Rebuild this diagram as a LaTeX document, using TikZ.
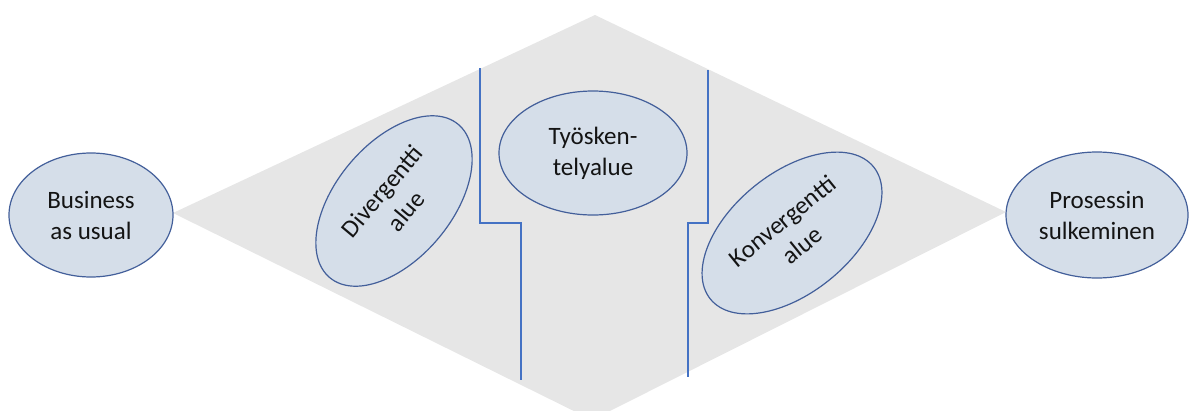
\documentclass[tikz,border=0pt]{standalone}
\usepackage{fontspec}
\setmainfont{Carlito}
\usetikzlibrary{shapes.geometric}
\definecolor{diamondgrey}{HTML}{E6E6E6}
\definecolor{ellfill}{HTML}{D5DEE9}
\definecolor{elldraw}{HTML}{435F9A}
\definecolor{wallblue}{HTML}{4472C4}
\definecolor{txt}{HTML}{141414}
\begin{document}
\begin{tikzpicture}[x=1pt,y=-1pt,
  area/.style={ellipse, draw=elldraw, line width=1.2pt, fill=ellfill, inner sep=0pt, align=center, text=txt, font=\fontsize{25}{31}\selectfont},
  wall/.style={draw=wallblue, line width=1.4pt}]
\useasboundingbox (0,0) rectangle (1189,410);
\clip (0,0) rectangle (1189,410);
\fill[diamondgrey] (173,213) -- (595,15) -- (1006,212) -- (592,420) -- cycle;
% walls
\coordinate (la) at (480,68);
\coordinate (lb) at (521,380);
\coordinate (ra) at (708,70);
\coordinate (rb) at (688,377);
\draw[wall] (la) -- (480,223) -- (521,223) -- (lb);
\draw[wall] (ra) -- (708,223) -- (688,223) -- (rb);
% areas
\node[area, minimum width=164pt, minimum height=124pt] (bau) at (91,215) {Business\\as usual};
\node[area, rotate=50, minimum width=200pt, minimum height=116pt] (div) at (394,201) {Divergentti\\alue};
\node[area, minimum width=188pt, minimum height=124pt] (work) at (593,153) {Työsken-\\telyalue};
\node[area, rotate=39, minimum width=210pt, minimum height=120pt] (conv) at (792,233) {Konvergentti\\alue};
\node[area, minimum width=182pt, minimum height=126pt] (close) at (1097,215) {Prosessin\\sulkeminen};
\end{tikzpicture}
\end{document}
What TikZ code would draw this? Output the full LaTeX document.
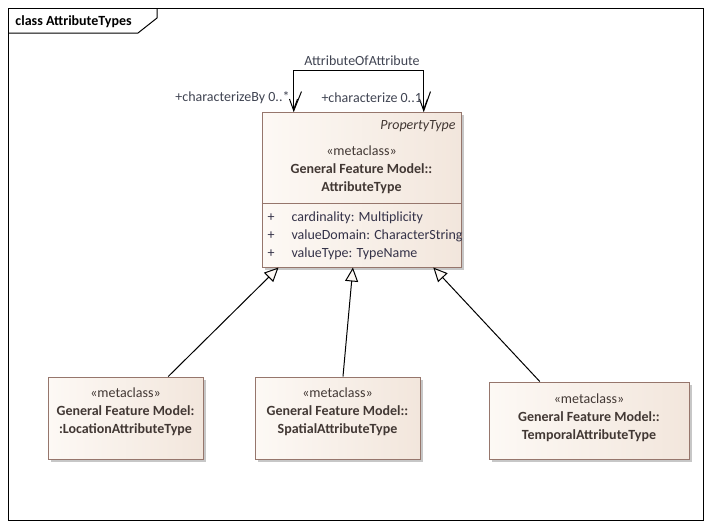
\documentclass[tikz,border=0pt]{standalone}
\usepackage{fontspec}
\setmainfont{Carlito}
\usepackage{tikz}
\usetikzlibrary{arrows.meta,calc,positioning,shadows}
\definecolor{classfillA}{RGB}{253,249,245}
\definecolor{classfillB}{RGB}{242,230,220}
\definecolor{classdraw}{RGB}{150,118,108}
\definecolor{classtext}{RGB}{66,56,52}
\definecolor{attrtext}{RGB}{52,50,72}
\definecolor{roletext}{RGB}{64,68,82}
\newcommand{\umlsize}{\fontsize{14}{18}\selectfont}

\begin{document}
\begin{tikzpicture}[x=1pt, y=-1pt, line width=1pt,
	umlclass/.style={draw=classdraw, left color=classfillA, right color=classfillB, inner sep=0pt,
		drop shadow={shadow xshift=3pt, shadow yshift=-3pt, fill=black!22, opacity=1}},
	clstext/.style={text=classtext, inner sep=0pt, align=center, font=\umlsize},
	attrline/.style={text=attrtext, inner sep=0pt, anchor=west, font=\umlsize},
	lbl/.style={text=roletext, inner sep=0pt, font=\umlsize},
	gen/.style={-{Triangle[fill=classfillA, length=14pt, width=13pt]}},
	assoc/.style={{Straight Barb[length=11pt,width=8pt]}-{Straight Barb[length=11pt,width=8pt]}}]
	\useasboundingbox (0,0) rectangle (711,528);

	% frame
	\draw (8,8) rectangle (703,520);
	\draw (8,33) -- (138,33) -- (157,18) -- (157,8);
	\node [anchor=west, inner sep=0pt, font=\umlsize\bfseries] (title) at (15,21.5) {class AttributeTypes};

	% AttributeType
	\node [umlclass, minimum width=199pt, minimum height=155pt] (attr) at (361.5,189.5) {};
	\node [clstext, anchor=east, font=\umlsize\itshape] (ptype) at (456,126) {PropertyType};
	\node [clstext] (attrname) at (361.5,170) {«metaclass»\\\textbf{General Feature Model::}\\\textbf{AttributeType}};
	\draw [classdraw] (attr.west |- 0,203) -- (attr.east |- 0,203);
	\foreach \y/\txt in {218/cardinality: Multiplicity, 236/valueDomain: CharacterString, 254/valueType: TypeName} {
		\node [attrline] (plus\y) at (267,\y) {+};
		\node [attrline] (attr\y) at (291,\y) {\txt};
	}

	% AttributeOfAttribute
	\coordinate (byend) at ($(attr.north west)+(32,0)$);
	\coordinate (ofend) at ($(attr.north west)+(162,0)$);
	\draw [assoc] (byend) -- ++(0,-41) -| (ofend);
	\draw (byend) -- ++(8,-20);
	\draw (ofend) -- ++(7,-20);
	\node [lbl] (aoa) at (362,61) {AttributeOfAttribute};
	\node [lbl, anchor=east] (by) at (290,98) {+characterizeBy 0..*};
	\node [lbl, anchor=west] (ch) at (321,98) {+characterize 0..1};

	% subtypes
	\node [umlclass, minimum width=155pt, minimum height=82pt] (loc) at (125.5,418) {};
	\node [clstext] (locname) at (125.5,412) {«metaclass»\\\textbf{General Feature Model:}\\\textbf{:LocationAttributeType}};
	\node [umlclass, minimum width=165pt, minimum height=82pt] (spat) at (337.5,418) {};
	\node [clstext] (spatname) at (337.5,412) {«metaclass»\\\textbf{General Feature Model::}\\\textbf{SpatialAttributeType}};
	\node [umlclass, minimum width=200pt, minimum height=77pt] (temp) at (589,420.5) {};
	\node [clstext] (tempname) at (589,418) {«metaclass»\\\textbf{General Feature Model::}\\\textbf{TemporalAttributeType}};

	\draw [gen] ($(loc.north west)!0.774!(loc.north east)$) -- ($(attr.south west)!0.085!(attr.south east)$);
	\draw [gen] ($(spat.north west)!0.533!(spat.north east)$) -- ($(attr.south west)!0.457!(attr.south east)$);
	\draw [gen] ($(temp.north west)!0.255!(temp.north east)$) -- ($(attr.south west)!0.859!(attr.south east)$);
\end{tikzpicture}
\end{document}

++++++

DESCRIPTION OF THE TASK
Tell how many lines of the data above hold the string "this". Give only the number.

EXERCISE OUTPUT
2